By creating more money without providing a means to cancel these excess “cost-push” accountancy-induced costs, inflation will continue to rob the nation of its rightful advantage in lower prices.
The article talks as though there should be neither "too little" nor "too much" inflation. This is a specious argument. Prices should continue to fall with increasing efficiency but under existing monetary policy this can only happen with credit restriction and resultant economic stagnation with widespread bankruptcy.
Orthodoxy assumes, wrongly, that “deflation” can only mean falling prices accompanied by economic contraction. The assumption seems to be that “full-employment” is the natural and unquestioned objective of the system and this involves unlimited production increasingly dominated by State conceived and directed projects in the context of a Work-State. There is no mention of increased leisure.
In all of this there seems to be no recognition that price can actually be reduced by assisting retailers by and financing lowered prices through credit expansion—credit which is due for cancellation when spent by consumers. The argument is confined to the idea of prices determined by demand relative to the quantity theory of money and therefore neglects the whole concept of real cost as opposed to financial cost and price. It makes no consideration that real cost is measurable by real consumption and that the financial system should reflect this objective fact.

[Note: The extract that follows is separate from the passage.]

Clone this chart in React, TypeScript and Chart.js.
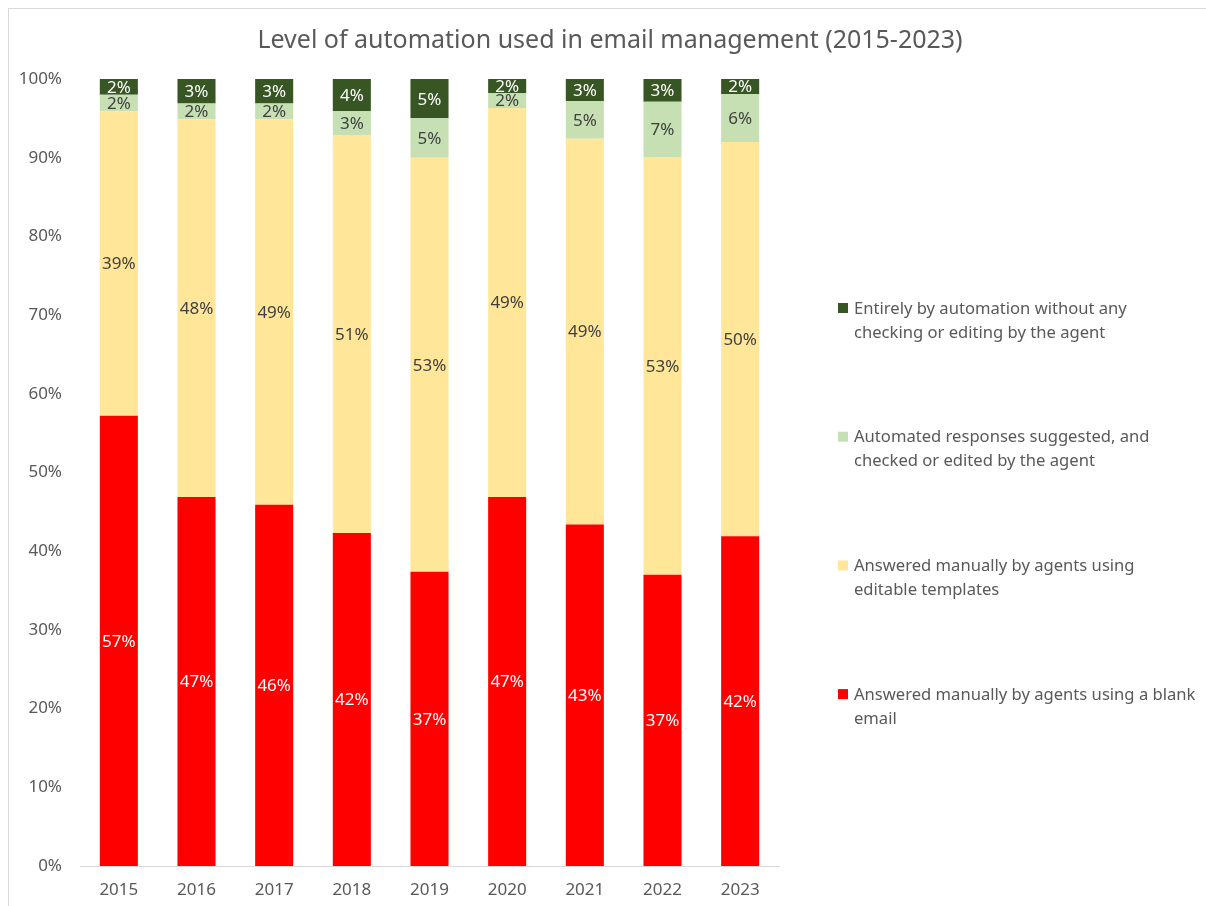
import React, { useEffect, useRef } from "react";
import { Chart, registerables } from "chart.js";

Chart.register(...registerables);

const years = ["2015", "2016", "2017", "2018", "2019", "2020", "2021", "2022", "2023"];
const blankEmail = [57.2, 46.9, 45.9, 42.3, 37.4, 46.9, 43.4, 37.0, 41.9];
const templates = [38.7, 48.0, 49.0, 50.6, 52.6, 49.4, 49.0, 53.1, 50.1];
const suggested = [2.1, 2.0, 2.0, 3.0, 5.0, 1.9, 4.8, 7.0, 6.1];
const fullyAutomated = [2.0, 3.1, 3.1, 4.1, 5.0, 1.8, 2.8, 2.9, 1.9];
const yTicks = [0, 10, 20, 30, 40, 50, 60, 70, 80, 90, 100];

const seriesNames = [
  "Answered manually by agents using a blank email",
  "Answered manually by agents using editable templates",
  "Automated responses suggested, and checked or edited by the agent",
  "Entirely by automation without any checking or editing by the agent",
];
const legendLines = [
  ["Answered manually by agents using a blank", "email"],
  ["Answered manually by agents using", "editable templates"],
  ["Automated responses suggested, and", "checked or edited by the agent"],
  ["Entirely by automation without any", "checking or editing by the agent"],
];
const colors = ["#FF0000", "#FFE699", "#C6E0B4", "#375623"];
const labelColors = ["#FFFFFF", "#404040", "#404040", "#FFFFFF"];
const title = "Level of automation used in email management (2015-2023)";

const FONT = "'Noto Sans', 'Open Sans', sans-serif";

const labelsPlugin = {
  id: "segLabels",
  afterDatasetsDraw(chart: any) {
    const ctx = chart.ctx;
    ctx.save();
    ctx.font = `17px ${FONT}`;
    ctx.textAlign = "center";
    ctx.textBaseline = "middle";
    chart.data.datasets.forEach((ds: any, di: number) => {
      const meta = chart.getDatasetMeta(di);
      meta.data.forEach((bar: any, i: number) => {
        const v = ds.data[i];
        const yc = (bar.y + bar.base) / 2;
        ctx.fillStyle = labelColors[di];
        ctx.fillText(Math.round(v) + "%", bar.x, yc + 1);
      });
    });
    ctx.restore();
  },
};

const decorPlugin = {
  id: "decor",
  afterDraw(chart: any) {
    const ctx = chart.ctx;
    const area = chart.chartArea;
    ctx.save();
    ctx.fillStyle = "#595959";
    ctx.font = `25px ${FONT}`;
    ctx.textAlign = "center";
    ctx.textBaseline = "middle";
    ctx.fillText(title, 601, 32);
    ctx.font = `16.6px ${FONT}`;
    ctx.textAlign = "left";
    const startY = area.top + 229;
    const gap = 128.7;
    const order = [3, 2, 1, 0];
    order.forEach((si, k) => {
      const y = startY + k * gap;
      ctx.fillStyle = colors[si];
      ctx.fillRect(829, y - 5, 10, 10);
      ctx.fillStyle = "#595959";
      legendLines[si].forEach((line, li) => {
        ctx.fillText(line, 845, y + li * 24 + 1);
      });
    });
    ctx.restore();
  },
};

export default function App() {
  const ref = useRef<HTMLCanvasElement>(null);
  useEffect(() => {
    if (!ref.current) return;
    const series = [blankEmail, templates, suggested, fullyAutomated];
    const chart = new Chart(ref.current, {
      type: "bar",
      data: {
        labels: years,
        datasets: series.map((d, i) => ({
          label: seriesNames[i],
          data: d,
          backgroundColor: colors[i],
          borderWidth: 0,
          barPercentage: 1,
          categoryPercentage: 0.49,
        })),
      },
      options: {
        responsive: false,
        animation: false,
        devicePixelRatio: 1,
        layout: { padding: { top: 70, right: 427, left: 0, bottom: 0 } },
        plugins: {
          legend: { display: false },
          tooltip: { enabled: false },
          title: { display: false },
        },
        scales: {
          x: {
            stacked: true,
            grid: { display: false, drawTicks: false },
            border: { display: true, color: "#D9D9D9", width: 1 },
            ticks: { color: "#595959", font: { size: 17, family: FONT }, padding: 14 },
            afterFit: (s: any) => {
              s.height = 40;
            },
          },
          y: {
            stacked: true,
            min: 0,
            max: 100,
            afterBuildTicks: (s: any) => {
              s.ticks = yTicks.map((v) => ({ value: v }));
            },
            grid: { display: false, drawTicks: false },
            border: { display: false },
            ticks: {
              color: "#595959",
              font: { size: 17, family: FONT },
              padding: 18,
              callback: (v: any) => v + "%",
            },
            afterFit: (s: any) => {
              s.width = 71;
            },
          },
        },
      },
      plugins: [labelsPlugin, decorPlugin],
    });
    return () => chart.destroy();
  }, []);

  return (
    <div
      style={{
        position: "fixed",
        left: 8,
        top: 8,
        width: 1198,
        height: 898,
        boxSizing: "border-box",
        borderTop: "1px solid #D9D9D9",
        borderLeft: "1px solid #D9D9D9",
        background: "#fff",
      }}
    >
      <canvas ref={ref} width={1197} height={897} style={{ display: "block" }} />
    </div>
  );
}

By introducing new money into being for state projects it appears wrongly to assume that only through labour should incomes be distributed. This fails to deal with the increasing effects of labour displacement by modern technology and ignores the whole question of this resulting in what should be an automatic inheritance for all citizens. In this sense, the proposal appears fascistic or statist in conception.
We need required infrastructure to be sure, but we don’t need continuing monuments to the glory of politicians and “Glorious Leaders.” All new production should be financed by new credits. The costs of production should be recovered via consumer prices, but the consumers are inherently deficient in purchasing-power in the orthodox price-system--and this inadequate “cash” income must be augmented to cover all financial costs emanating as prices.
The Social Credit Consumer Dividend and Compensated Price—financed from a properly constructed National Credit Account--are proposed as the appropriate all-around measures to accomplish this end. The concept of introducing new money without incurring financial debt is insightful but the suggested manner in doing it appears to be unsound. These are just a few considerations as I perceive them.